Effective immediately, exporters of products containing the seven rare earth elements outlined above must apply for an export license from China’s Ministry of Economy. The application requires customers to detail the final use of the material. The new rules cover various products containing these materials, including raw ore, metal, compounds and finished goods…which give Beijing control over not just where these materials go, but how fast they go, in what quantity, and to which politically convenient customers.

Indeed, the U.S. and its allies have few alternatives for sourcing these materials other than China, which mines about 70% of the world’s rare earths and has an even stronger chokehold on their processing, controlling about 95% of the market. Currently, the U.S. has only one rare earths mine in operation, Mountain Pass in California, but the rare earths concentrate is shipped to China for processing into rare earth oxides needed for a litany of uses, everything from electric vehicles and smartphones to military equipment like fighter jets, missiles and satellites.

U.S. Efforts To Become More Self-Sufficient

The Trump administration is using the Defense Production Act to provide financing, loans and other investment support to domestically process critical minerals and rare earth elements. This is all well and good, but the United States has also slapped tariffs on the nations that provide it with critical minerals…

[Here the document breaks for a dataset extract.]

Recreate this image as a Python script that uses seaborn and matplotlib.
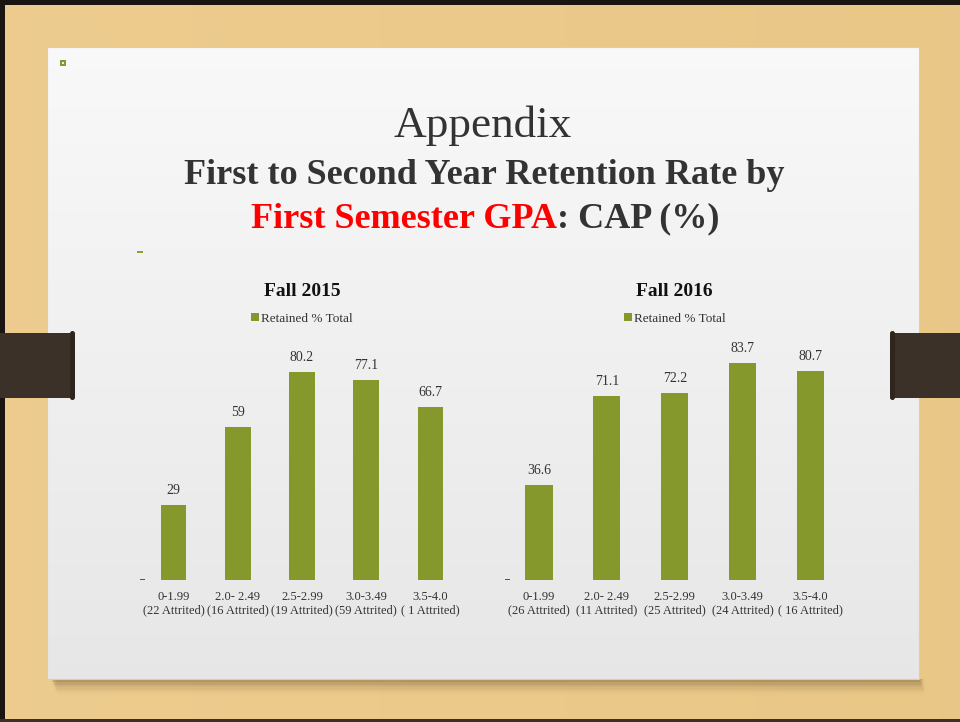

Tariffs are meant to protect existing industries so it makes no sense to be tariffing industries that America doesn’t have, i.e., critical minerals. Moreover, it is unlikely that current tariffs will be successful in shifting critical minerals supply chains to U.S. soil. According to Techpolicy.press, Instead, these policies broadly impose costs on EVs and many other technologies without actually creating market incentives for manufacturers and suppliers to invest in domestic supply chains.